Boudées récemment par les Emmys, les séries des grandes chaînes hertziennes américaines, autrefois incontournables, sont désormais noyées dans l'offre pléthorique de fictions, au point de poser la question de l'avenir de ce format.

La soirée du 18 septembre dernier a été longue pour ABC, CBS, NBC et Fox. Aucune de leurs séries n'a été primée lors de la cérémonie des Emmy Awards, les récompenses de la télévision américaine.

«C'est triste à dire, mais si les grandes chaînes ne changent pas leur approche, il y a des chances pour qu'elles ne soient plus là dans cinq ou dix ans», estime Martie Cook, professeure à Emerson College, scénariste et productrice.

«La télévision traditionnelle diffuse son propre enterrement», titrait le magazine spécialisé The Hollywood Reporter au lendemain des Emmys, la cérémonie ayant été diffusée sur NBC.

Les quatre grandes chaînes hertziennes américaines ont quasiment inventé le concept de séries et ont dominé ce format durant 40 ans, des années 50 à la fin des années 90, avec des programmes comme Seinfeld, le Cosby Show, Dallas, Star Trek ou Happy Days.

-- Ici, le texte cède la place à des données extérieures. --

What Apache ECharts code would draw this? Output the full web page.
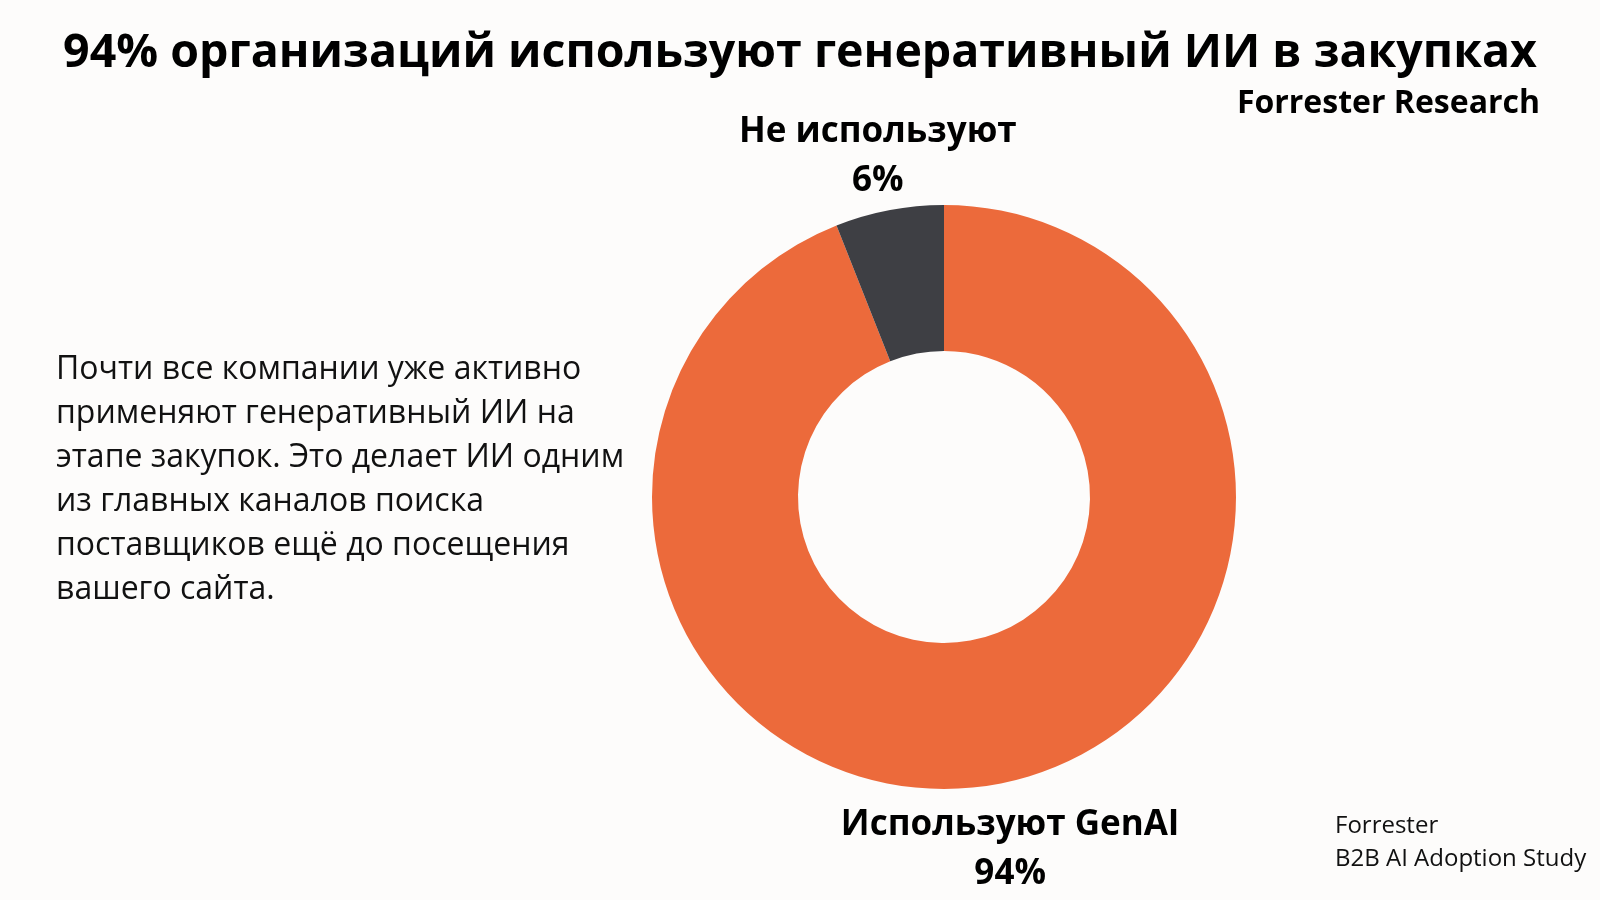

Mais leurs créations ne séduisent plus la profession, qui leur préfère désormais, lors des Emmys ou des Golden Globes, les plateformes de vidéo en ligne Netflix, Amazon et Hulu, mais aussi les chaînes câblées, principalement HBO.

«Elles doivent commencer à prendre des risques et arrêter de sortir le même genre de séries», juge Martie Cook, estimant nécessaire l'introduction de nouveaux auteurs et de «nouvelles idées». «Ils doivent comprendre que ce qui marchait avant ne marche plus aujourd'hui».

Certains parlent de snobisme. «L'industrie du divertissement honore les productions dont elle a le sentiment qu'elles leur donnent une bonne image, pas celles que le public préfère», écrit le journaliste Rich Heldenfels pour les quotidiens du groupe Tribune Media.

Le fait est que si certaines séries de Netflix, principalement Stranger Things, ou The Walking Dead et Game of Thrones des chaînes câblées AMC et HBO, font quasiment jeu égal avec les programmes phares de ABC, CBS, NBC et Fox, les grandes chaînes historiques sont encore capables de rassembler plus de 15 millions de personnes en moyenne sur une saison pour une série à succès.

«Réfléchir différemment»

Pour autant, ces derniers mois, de grands noms de la télévision traditionnelle, notamment la productrice Shonda Rhimes qui faisait les beaux jours d'ABC avec Grey's Anatomy, Scandal et How to Get Away with Murder, ont fait leurs valises.

Créateur de deux immenses succès de CBS, Two and a Half Men et The Big Bang Theory, le scénariste Chuck Lorre multiplie les projets pour Netflix, même s'il n'a pas renoncé aux «networks», les grandes chaînes hertziennes.

NBC a surpris avec son This is Us, de même que Fox avec Empire en 2015, mais les quatre grandes chaînes nationales américaines ne doivent, pour l'essentiel, leurs succès d'audience qu'à des séries anciennes, telles The Big Bang Theory (11 ans), NCIS (15 ans) ou la remise en route avortée de Roseanne.

«Aujourd'hui, ils arrivent encore à attirer les "baby boomers" avec des séries policières et des comédies familiales, parce que ces gens ont grandi avec la télévision à l'ancienne», analyse Martie Cook.

«Mais pour beaucoup» de téléspectateurs plus jeunes, dit-elle, «ce n'est même pas sur leurs écrans radar.»

Pour Amanda Lotz, professeure à l'Université de Michigan, les départs de quelques grands noms de la création sont un trompe-l'oeil. «Produire pour une grande chaîne reste, en général, bien plus lucratif» qu'ailleurs, dit-elle. «Donc il y aura encore du talent créatif disponible pour les "networks" tant qu'ils paieront à ce niveau.»

Même si elles sont désormais loin de Netflix (8 milliards de dollars en 2018), les grandes chaînes hertziennes investissent encore chacune, selon les estimations, entre 3 et 4 milliards de dollars par an dans leurs contenus, dont les séries ne représentent qu'une partie.

Amanda Lotz prévoit néanmoins qu'elles diminueront le temps d'antenne consacré aux séries, pour donner la priorité au direct, qui reste un domaine auquel les plateformes ne se sont pas encore vraiment attaquées.

L'offre en direct, même minoritaire, connaît déjà de bons résultats d'audience, avec le sport, mais aussi quelques émissions de téléréalité (America's Got Talent ou The Voice lors des finales) ou encore le Saturday Night Live de NBC.

«Ils doivent créer des événements que les gens ont envie de regarder en direct», estime Amanda Lotz, «ce qui n'a pas été leur priorité depuis bien longtemps».